MOAB, Utah– It’s said that history is all around us, and evidence of that was made plainly visible at the Moab Uranium Mill Tailings Remedial Action (UMTRA) Project this summer when the project collaborated with a local nonprofit to commemorate the historic Old Spanish Trail.
The Canyonlands Back Country Horsemen had approached DOE with a desire to memorialize the Old Spanish Trail in Moab, part of the National Historic Trails system. Since the original trail crosses a portion of land owned by the Department, a legal agreement was finalized this spring allowing the group to access the property, which is offsite from the Moab UMTRA Project.

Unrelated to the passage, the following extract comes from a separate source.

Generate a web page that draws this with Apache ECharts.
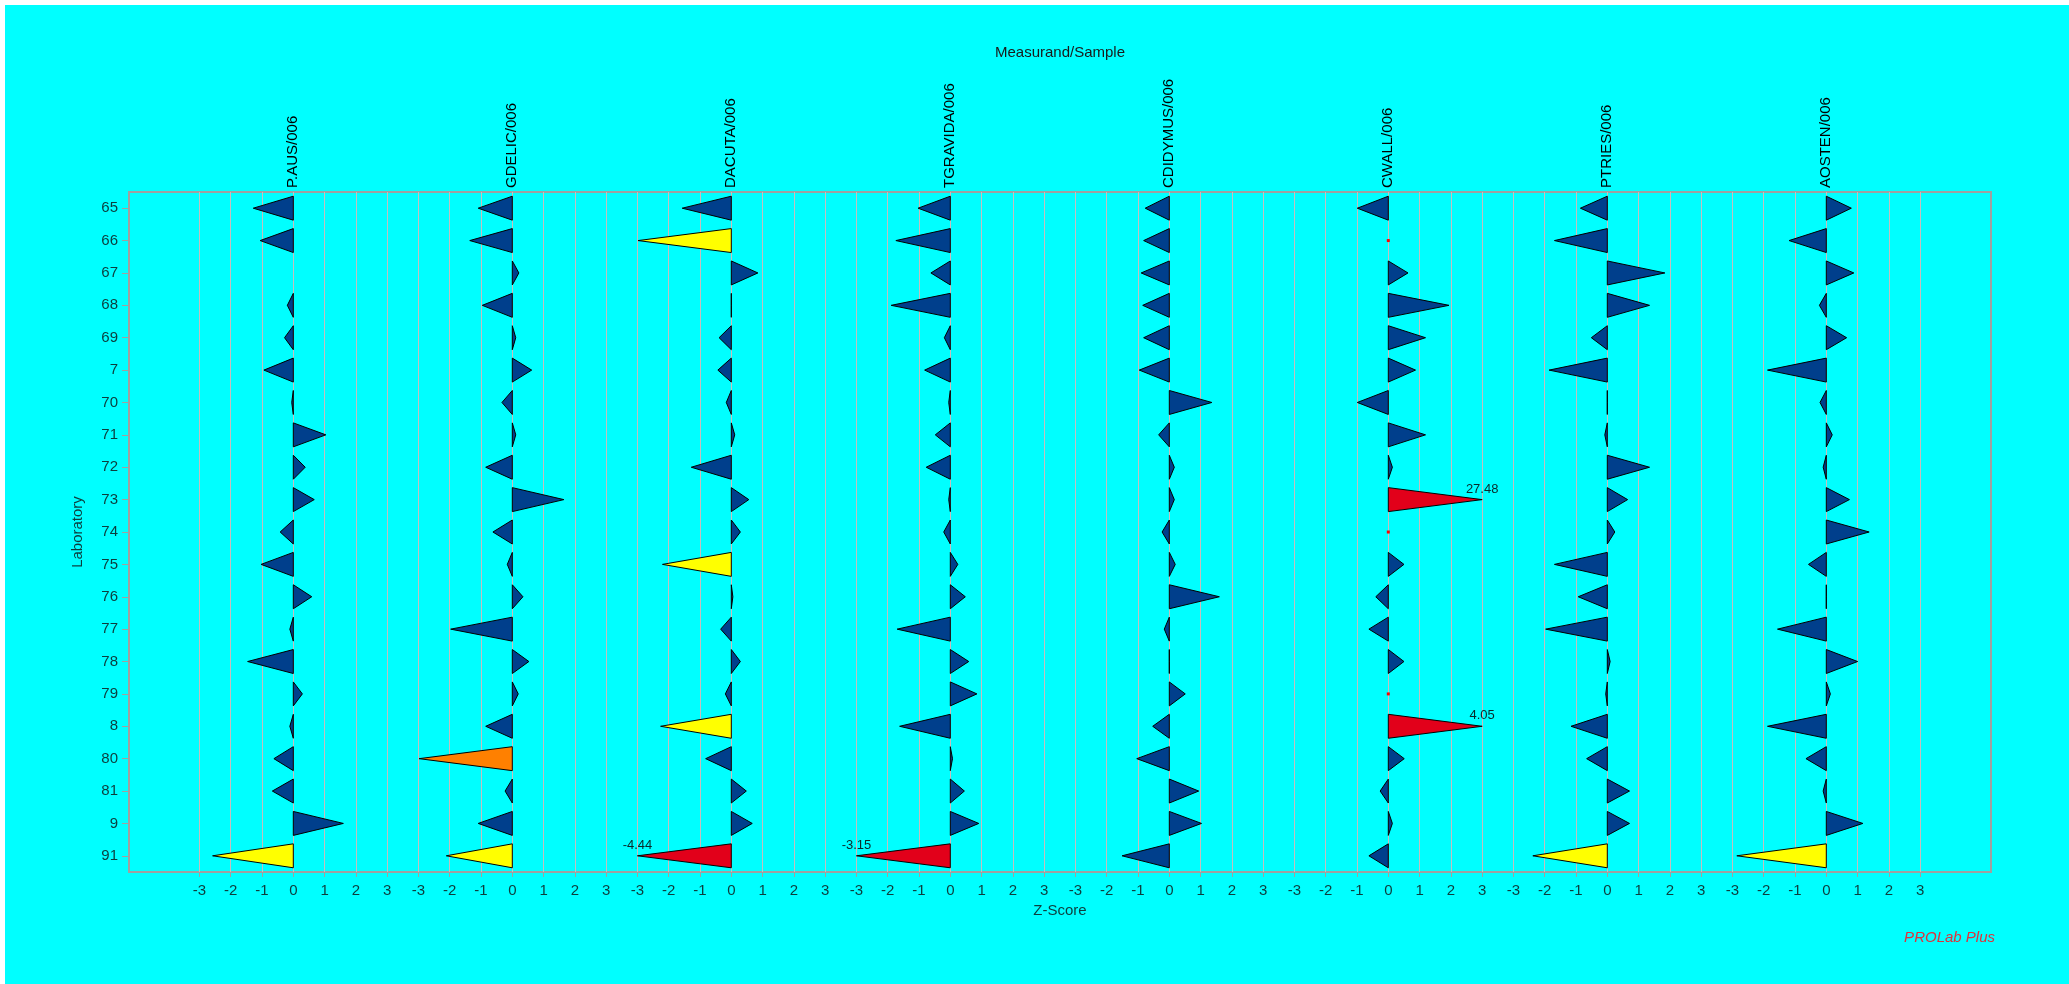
<!DOCTYPE html>
<html><head><meta charset="utf-8">
<script src="https://cdn.jsdelivr.net/npm/echarts@6/dist/echarts.min.js"></script>
<style>
html,body{margin:0;padding:0;background:#ffffff;width:2069px;height:984px;overflow:hidden}
#c{position:absolute;left:5px;top:5px;width:2064px;height:979px;background:#00ffff}
</style></head>
<body><div id="c"></div>
<script>
// ---------- data ----------
const laboratories = ['65','66','67','68','69','7','70','71','72','73','74','75','76','77','78','79','8','80','81','9','91'];
const measurands = ['P.AUS/006','GDELIC/006','DACUTA/006','TGRAVIDA/006','CDIDYMUS/006','CWALL/006','PTRIES/006','AOSTEN/006'];
const zTicks = [-3,-2,-1,0,1,2,3];

const zPAUS     = [-1.28,-1.06, null,-0.19,-0.28,-0.94,-0.05, 1.04, 0.38, 0.67,-0.42,-1.03, 0.59,-0.11,-1.46, 0.29,-0.11,-0.62,-0.67, 1.60,-2.58];
const zGDELIC   = [-1.09,-1.36, 0.21,-0.96, 0.11, 0.62,-0.33, 0.11,-0.85, 1.65,-0.62,-0.16, 0.34,-1.97, 0.53, 0.19,-0.85,-2.98,-0.23,-1.09,-2.11];
const zDACUTA   = [-1.57,-2.98, 0.85, 0.00,-0.39,-0.43,-0.16, 0.11,-1.28, 0.56, 0.29,-2.20, 0.05,-0.34, 0.29,-0.19,-2.26,-0.82, 0.48, 0.67,-4.44];
const zTGRAVIDA = [-1.03,-1.74,-0.62,-1.89,-0.19,-0.82,-0.05,-0.48,-0.77,-0.05,-0.21, 0.24, 0.48,-1.70, 0.59, 0.85,-1.62, 0.07, 0.45, 0.91,-3.15];
const zCDIDYMUS = [-0.77,-0.82,-0.90,-0.85,-0.82,-0.96, 1.36,-0.34, 0.16, 0.16,-0.23, 0.19, 1.60,-0.16, 0.00, 0.51,-0.53,-1.04, 0.94, 1.03,-1.51];
const zCWALL    = [-0.99, null, 0.63, 1.94, 1.19, 0.87,-0.99, 1.19, 0.13,27.48, null, 0.50,-0.40,-0.62, 0.50, null, 4.05, 0.51,-0.26, 0.13,-0.62];
const zPTRIES   = [-0.86,-1.69, 1.84, 1.35,-0.51,-1.86, 0.00,-0.08, 1.35, 0.65, 0.24,-1.69,-0.93,-1.97, 0.09,-0.05,-1.16,-0.66, 0.71, 0.71,-2.38];
const zAOSTEN   = [ 0.80,-1.19, 0.88,-0.22, 0.65,-1.88,-0.20, 0.19,-0.10, 0.74, 1.37,-0.57, 0.00,-1.56, 1.00, 0.13,-1.88,-0.65,-0.10, 1.17,-2.86];

const zScores = [zPAUS, zGDELIC, zDACUTA, zTGRAVIDA, zCDIDYMUS, zCWALL, zPTRIES, zAOSTEN];
const orangeCells = [['GDELIC/006','80']];
const noScoreCells = [['CWALL/006','66'],['CWALL/006','74'],['CWALL/006','79']];

// ---------- style / layout ----------
const FONT = 'Arial, "Liberation Sans", sans-serif';
const TXT = '#0d3d3d';
const BLUE = '#003f8c', YELLOW = '#ffff00', ORANGE = '#ff8000', RED = '#e2001a';
const FRAME = {left:124, top:187, width:1862, height:680};
const ZERO0 = 288.3, STEP = 219, UNIT = 219/7;

function isIn(list, m, lab){ return list.some(c => c[0]===m && c[1]===lab); }
function colorFor(m, lab, z){
  if (isIn(orangeCells, m, lab)) return ORANGE;
  const a = Math.abs(z);
  return a >= 3 ? RED : (a >= 2 ? YELLOW : BLUE);
}

const chart = echarts.init(document.getElementById('c'), null, {renderer:'canvas'});

const grids = [{left:FRAME.left, top:FRAME.top, width:FRAME.width, height:FRAME.height,
  show:true, borderColor:'#a0a0a0', borderWidth:2, backgroundColor:'transparent'}];
const xAxes = [{gridIndex:0, type:'value', min:0, max:1, axisLine:{show:false}, axisTick:{show:false},
  axisLabel:{show:false}, splitLine:{show:false}, name:'Z-Score', nameLocation:'middle', nameGap:31,
  nameTextStyle:{fontSize:15, color:TXT, fontFamily:FONT}}];
const yAxes = [{gridIndex:0, type:'category', data:laboratories, inverse:true,
  axisLine:{show:false}, axisTick:{show:true, length:7, alignWithLabel:true, lineStyle:{color:'#a0a0a0'}},
  axisLabel:{fontSize:15, color:TXT, margin:11, fontFamily:FONT}, splitLine:{show:false},
  name:'Laboratory', nameLocation:'middle', nameGap:44, nameRotate:90,
  nameTextStyle:{fontSize:15, color:TXT, fontFamily:FONT}}];
const series = [];

measurands.forEach((m, k) => {
  grids.push({left: ZERO0 + STEP*k - 3*UNIT, top:FRAME.top, width:6*UNIT, height:FRAME.height, show:false});
  xAxes.push({gridIndex:k+1, type:'value', min:zTicks[0], max:zTicks[zTicks.length-1], interval:1,
    axisLine:{show:false}, axisTick:{show:true, length:5, lineStyle:{color:'#a0a0a0'}},
    axisLabel:{fontSize:15, color:TXT, margin:11, fontFamily:FONT, showMinLabel:true, showMaxLabel:true},
    splitLine:{show:true, lineStyle:{color:'#c6bebe', width:1}}});
  yAxes.push({gridIndex:k+1, type:'category', data:laboratories, inverse:true, show:false});
  const vals = zScores[k];
  const items = [], meta = [];
  vals.forEach((z, i) => {
    const lab = laboratories[i];
    if (z === null) {
      if (isIn(noScoreCells, m, lab)) { items.push([0, i]); meta.push({dot:true}); }
      return;
    }
    const zc = Math.max(-3, Math.min(3, z));
    items.push([zc, i]);
    meta.push({raw:z, color:colorFor(m, lab, z), clipped: Math.abs(z) > 3});
  });
  series.push({
    type:'custom', xAxisIndex:k+1, yAxisIndex:k+1, data:items, encode:{x:0, y:1}, clip:false, silent:true,
    renderItem(params, api){
      const info = meta[params.dataIndex];
      const yi = api.value(1);
      const p0 = api.coord([0, yi]);
      if (info.dot) {
        return {type:'rect', shape:{x:p0[0]-1.5, y:p0[1]-1.5, width:3, height:3}, style:{fill:'#ff0000'}};
      }
      const p1 = api.coord([api.value(0), yi]);
      const half = api.size([0,1])[1] * 0.37;
      const children = [{type:'polygon', shape:{points:[[p0[0], p0[1]-half],[p0[0], p0[1]+half],[p1[0], p1[1]]]},
        style:{fill:info.color, stroke:'#000000', lineWidth:1}}];
      if (info.clipped) {
        children.push({type:'text', x:p1[0], y:p1[1]-4,
          style:{text:info.raw.toFixed(2), fontSize:13, fontFamily:FONT, fill:'#0a2a2a', align:'center', verticalAlign:'bottom'}});
      }
      return {type:'group', children};
    }
  });
});

chart.setOption({
  backgroundColor:'#00ffff',
  animation:false,
  grid:grids, xAxis:xAxes, yAxis:yAxes, series
});

const gfx = [
  {type:'text', x:FRAME.left + FRAME.width/2, y:48,
   style:{text:'Measurand/Sample', fontSize:15, fontFamily:FONT, fill:'#1a1a1a', align:'center', verticalAlign:'middle'}},
  {type:'text', x:1990, y:933,
   style:{text:'PROLab Plus', fontSize:15, fontStyle:'italic', fontFamily:FONT, fill:'#e0303a', align:'right', verticalAlign:'middle'}}
];
measurands.forEach((m, k) => {
  const px = chart.convertToPixel({xAxisIndex:k+1}, 0);
  gfx.push({type:'text', x:px, y:FRAME.top-4, rotation:Math.PI/2,
    style:{text:m, fontSize:15, fontFamily:FONT, fill:'#000000', align:'left', verticalAlign:'middle'}});
});
chart.setOption({graphic:gfx});
</script>
</body></html>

The monuments that the group employed to commemorate the trail are sculptures referred to as “silhouettes” cut from heavy grade metal, and measuring approximately 6-7 feet high and 4-5 feet long. Two of the four silhouettes are cutouts of mules with packs on their backs, while the other two depict individuals riding horses.
The silhouette designs were chosen to accurately represent the travelers along the Old Spanish Trail, which because of its terrain only allowed for pack animals like horses, mules and donkeys. Wagons were unable to get through the deep canyons, steep hills, rivers, and rocky, sandy land that made up this trail system.
Memorializing this portion of the Old Spanish Trail was especially important to the Canyonlands Back Country Horsemen. Director Steven Schultz said the Moab stretch of the trail was vital to travelers because it allowed them to cross the Colorado River more easily. Cliffs border the river for hundreds of miles in either direction, so the Moab location provided weary travelers a respite because they could cross on foot.
“Moab was essentially created because of this trail, and it is now a town full of trails,” Schultz said. A current count estimates that there are at least 277 Moab trails. The creation of the Old Spanish Trail helped launch the area into the 20th century, which now is home to the renowned Arches National Park.